The carrier’s 11,000 pilots will vote through Jan. 22, the Southwest Airlines Pilots Association said Wednesday after its 25-member board of directors voted on whether to forward the agreement to the full membership. 

“The board believes this agreement achieves the goals of the pilot group, provides security for their families, and rewards their industry-leading productivity,” SWAPA said in a statement.

If pilots ratify the agreement, Southwest would become the last of the four major U.S. airlines to reach a new deal with pilots — worth billions of dollars in new salary and benefit increases — within the past year.

Neither the union nor the airline had an immediate comment on the board decision.

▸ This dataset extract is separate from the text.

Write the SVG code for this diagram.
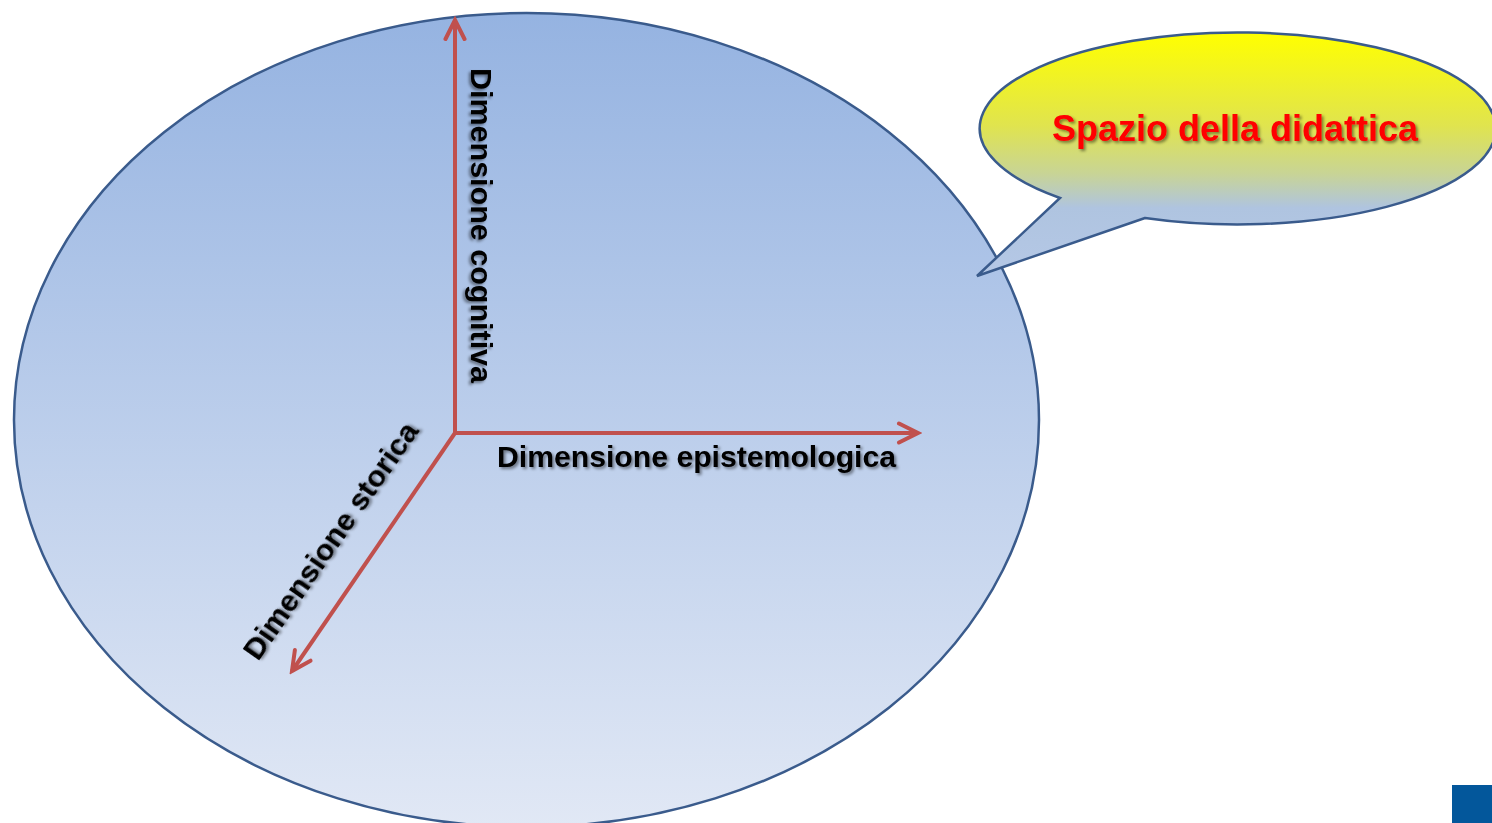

Casey Murray, president of the Southwest pilots union, told CNBC on Tuesday that the new five-year contract would be worth about $12 billion. American Airlines pilots said their new contract, approved by the pilots in August, amounts to $9.6 billion in pay and benefits increases over four years. Likewise, United pilots valued their four-year contract, ratified a month later, at more than $10 billion.

When the contract becomes amendable in December 2028, Southwest would pay pilots a 2.5% annual bonus until the parties reach a new agreement. 

The pilots’ current contract became amendable in September 2020. Under the Railway Labor Act, which governs aviation contracts, union contracts don’t expire but carry on under the existing terms until they are amended.